— Begin —
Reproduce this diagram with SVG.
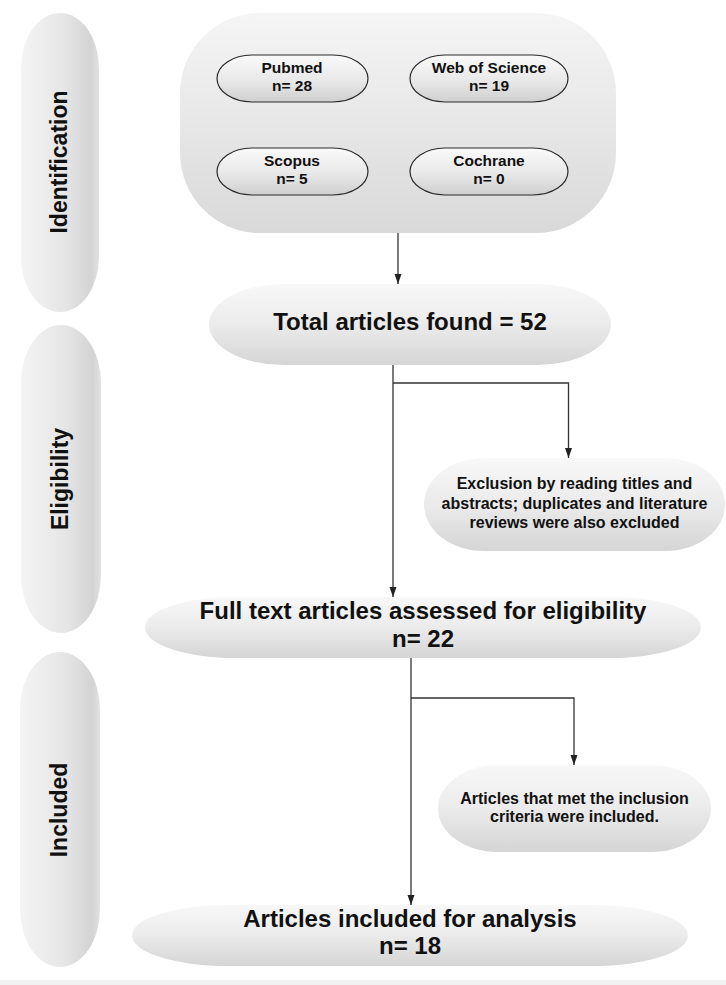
<svg xmlns="http://www.w3.org/2000/svg" width="726" height="985" viewBox="0 0 726 985">
<defs>
<linearGradient id="gv" x1="0" y1="0" x2="0" y2="1">
<stop offset="0" stop-color="#f8f8f8"/>
<stop offset="0.5" stop-color="#ebebeb"/>
<stop offset="1" stop-color="#d5d5d5"/>
</linearGradient>
<linearGradient id="gdb" x1="0" y1="0" x2="0" y2="1">
<stop offset="0" stop-color="#fafafa"/>
<stop offset="0.55" stop-color="#e8e8e8"/>
<stop offset="1" stop-color="#cfcfcf"/>
</linearGradient>
<linearGradient id="gc" x1="0" y1="0" x2="0" y2="1">
<stop offset="0" stop-color="#f5f5f5"/>
<stop offset="1" stop-color="#d9d9d9"/>
</linearGradient>
<linearGradient id="gh" x1="0" y1="0" x2="1" y2="0">
<stop offset="0" stop-color="#f4f4f4"/>
<stop offset="0.55" stop-color="#e6e6e6"/>
<stop offset="0.9" stop-color="#d3d3d3"/>
<stop offset="1" stop-color="#e2e2e2"/>
</linearGradient>
<marker id="arr" markerUnits="userSpaceOnUse" markerWidth="10" markerHeight="8" refX="10" refY="4" orient="auto">
<path d="M0,0.5 L10,4 L0,7.5 z" fill="#222"/>
</marker>
<style>
.pill{fill:url(#gv)}
.db{fill:url(#gdb);stroke:#2a2a2a;stroke-width:1.2}
.phase{fill:url(#gh)}
text{font-family:"Liberation Sans",Arial,sans-serif;font-weight:bold;fill:#111;text-anchor:middle}
.s{font-size:15.5px}
.m{font-size:16px}
.l{font-size:24px}
.ph{font-size:23px}
.con{fill:none;stroke:#333;stroke-width:1.3}
</style>
</defs>
<rect x="0" y="980" width="726" height="5" fill="#f1f1f1"/>

<g id="phase-identification">
<rect class="phase" x="21" y="13" width="78" height="299" rx="39" ry="55"/>
<text class="ph" transform="translate(67,162) rotate(-90)">Identification</text>
</g>
<g id="phase-eligibility">
<rect class="phase" x="21" y="325" width="80" height="308" rx="40" ry="58"/>
<text class="ph" transform="translate(68,479) rotate(-90)">Eligibility</text>
</g>
<g id="phase-included">
<rect class="phase" x="20" y="652" width="80" height="315" rx="40" ry="58"/>
<text class="ph" transform="translate(67,810) rotate(-90)">Included</text>
</g>

<g id="sources">
<rect x="180" y="13" width="436" height="220" rx="80" ry="80" fill="url(#gc)"/>
</g>
<g id="pubmed">
<rect class="db" x="217" y="55" width="151" height="47" rx="35" ry="23.5"/>
<text class="s" x="292" y="73">Pubmed</text>
<text class="s" x="292" y="91">n= 28</text>
</g>
<g id="wos">
<rect class="db" x="410" y="55" width="158" height="47" rx="35" ry="23.5"/>
<text class="s" x="489" y="73">Web of Science</text>
<text class="s" x="489" y="91">n= 19</text>
</g>
<g id="scopus">
<rect class="db" x="217" y="148" width="151" height="47" rx="35" ry="23.5"/>
<text class="s" x="292" y="166">Scopus</text>
<text class="s" x="292" y="184">n= 5</text>
</g>
<g id="cochrane">
<rect class="db" x="410" y="148" width="158" height="47" rx="35" ry="23.5"/>
<text class="s" x="489" y="166">Cochrane</text>
<text class="s" x="489" y="184">n= 0</text>
</g>

<g id="total">
<rect class="pill" x="209" y="284" width="402" height="81" rx="75" ry="40.5"/>
<text class="l" x="410" y="330">Total articles found = 52</text>
</g>
<g id="exclusion">
<rect class="pill" x="424" y="458" width="301" height="93" rx="60" ry="46"/>
<text class="m" x="574.5" y="489">Exclusion by reading titles and</text>
<text class="m" x="574.5" y="508.5">abstracts; duplicates and literature</text>
<text class="m" x="574.5" y="528">reviews were also excluded</text>
</g>
<g id="fulltext">
<rect class="pill" x="145" y="597" width="556" height="61" rx="90" ry="30.5"/>
<text class="l" x="423" y="619">Full text articles assessed for eligibility</text>
<text class="l" x="423" y="647">n= 22</text>
</g>
<g id="inclusion">
<rect class="pill" x="438" y="765" width="273" height="87" rx="60" ry="43.5"/>
<text class="m" x="574.5" y="804">Articles that met the inclusion</text>
<text class="m" x="574.5" y="822">criteria were included.</text>
</g>
<g id="final">
<rect class="pill" x="132" y="905" width="556" height="61" rx="95" ry="30.5"/>
<text class="l" x="410" y="927">Articles included for analysis</text>
<text class="l" x="410" y="954">n= 18</text>
</g>

<g id="connectors">
<path class="con" d="M398,233 V284" marker-end="url(#arr)"/>
<path class="con" d="M393,365 V597" marker-end="url(#arr)"/>
<path class="con" d="M393,383 H568.5 V458" marker-end="url(#arr)"/>
<path class="con" d="M411,658 V905" marker-end="url(#arr)"/>
<path class="con" d="M411,698 H574 V765" marker-end="url(#arr)"/>
</g>
</svg>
— End —
Set the data above down again exactly as given, with no pictures.

Reproduce this diagram with SVG.
<svg xmlns="http://www.w3.org/2000/svg" width="726" height="985" viewBox="0 0 726 985">
<defs>
<linearGradient id="gv" x1="0" y1="0" x2="0" y2="1">
<stop offset="0" stop-color="#f8f8f8"/>
<stop offset="0.5" stop-color="#ebebeb"/>
<stop offset="1" stop-color="#d5d5d5"/>
</linearGradient>
<linearGradient id="gdb" x1="0" y1="0" x2="0" y2="1">
<stop offset="0" stop-color="#fafafa"/>
<stop offset="0.55" stop-color="#e8e8e8"/>
<stop offset="1" stop-color="#cfcfcf"/>
</linearGradient>
<linearGradient id="gc" x1="0" y1="0" x2="0" y2="1">
<stop offset="0" stop-color="#f5f5f5"/>
<stop offset="1" stop-color="#d9d9d9"/>
</linearGradient>
<linearGradient id="gh" x1="0" y1="0" x2="1" y2="0">
<stop offset="0" stop-color="#f4f4f4"/>
<stop offset="0.55" stop-color="#e6e6e6"/>
<stop offset="0.9" stop-color="#d3d3d3"/>
<stop offset="1" stop-color="#e2e2e2"/>
</linearGradient>
<marker id="arr" markerUnits="userSpaceOnUse" markerWidth="10" markerHeight="8" refX="10" refY="4" orient="auto">
<path d="M0,0.5 L10,4 L0,7.5 z" fill="#222"/>
</marker>
<style>
.pill{fill:url(#gv)}
.db{fill:url(#gdb);stroke:#2a2a2a;stroke-width:1.2}
.phase{fill:url(#gh)}
text{font-family:"Liberation Sans",Arial,sans-serif;font-weight:bold;fill:#111;text-anchor:middle}
.s{font-size:15.5px}
.m{font-size:16px}
.l{font-size:24px}
.ph{font-size:23px}
.con{fill:none;stroke:#333;stroke-width:1.3}
</style>
</defs>
<rect x="0" y="980" width="726" height="5" fill="#f1f1f1"/>

<g id="phase-identification">
<rect class="phase" x="21" y="13" width="78" height="299" rx="39" ry="55"/>
<text class="ph" transform="translate(67,162) rotate(-90)">Identification</text>
</g>
<g id="phase-eligibility">
<rect class="phase" x="21" y="325" width="80" height="308" rx="40" ry="58"/>
<text class="ph" transform="translate(68,479) rotate(-90)">Eligibility</text>
</g>
<g id="phase-included">
<rect class="phase" x="20" y="652" width="80" height="315" rx="40" ry="58"/>
<text class="ph" transform="translate(67,810) rotate(-90)">Included</text>
</g>

<g id="sources">
<rect x="180" y="13" width="436" height="220" rx="80" ry="80" fill="url(#gc)"/>
</g>
<g id="pubmed">
<rect class="db" x="217" y="55" width="151" height="47" rx="35" ry="23.5"/>
<text class="s" x="292" y="73">Pubmed</text>
<text class="s" x="292" y="91">n= 28</text>
</g>
<g id="wos">
<rect class="db" x="410" y="55" width="158" height="47" rx="35" ry="23.5"/>
<text class="s" x="489" y="73">Web of Science</text>
<text class="s" x="489" y="91">n= 19</text>
</g>
<g id="scopus">
<rect class="db" x="217" y="148" width="151" height="47" rx="35" ry="23.5"/>
<text class="s" x="292" y="166">Scopus</text>
<text class="s" x="292" y="184">n= 5</text>
</g>
<g id="cochrane">
<rect class="db" x="410" y="148" width="158" height="47" rx="35" ry="23.5"/>
<text class="s" x="489" y="166">Cochrane</text>
<text class="s" x="489" y="184">n= 0</text>
</g>

<g id="total">
<rect class="pill" x="209" y="284" width="402" height="81" rx="75" ry="40.5"/>
<text class="l" x="410" y="330">Total articles found = 52</text>
</g>
<g id="exclusion">
<rect class="pill" x="424" y="458" width="301" height="93" rx="60" ry="46"/>
<text class="m" x="574.5" y="489">Exclusion by reading titles and</text>
<text class="m" x="574.5" y="508.5">abstracts; duplicates and literature</text>
<text class="m" x="574.5" y="528">reviews were also excluded</text>
</g>
<g id="fulltext">
<rect class="pill" x="145" y="597" width="556" height="61" rx="90" ry="30.5"/>
<text class="l" x="423" y="619">Full text articles assessed for eligibility</text>
<text class="l" x="423" y="647">n= 22</text>
</g>
<g id="inclusion">
<rect class="pill" x="438" y="765" width="273" height="87" rx="60" ry="43.5"/>
<text class="m" x="574.5" y="804">Articles that met the inclusion</text>
<text class="m" x="574.5" y="822">criteria were included.</text>
</g>
<g id="final">
<rect class="pill" x="132" y="905" width="556" height="61" rx="95" ry="30.5"/>
<text class="l" x="410" y="927">Articles included for analysis</text>
<text class="l" x="410" y="954">n= 18</text>
</g>

<g id="connectors">
<path class="con" d="M398,233 V284" marker-end="url(#arr)"/>
<path class="con" d="M393,365 V597" marker-end="url(#arr)"/>
<path class="con" d="M393,383 H568.5 V458" marker-end="url(#arr)"/>
<path class="con" d="M411,658 V905" marker-end="url(#arr)"/>
<path class="con" d="M411,698 H574 V765" marker-end="url(#arr)"/>
</g>
</svg>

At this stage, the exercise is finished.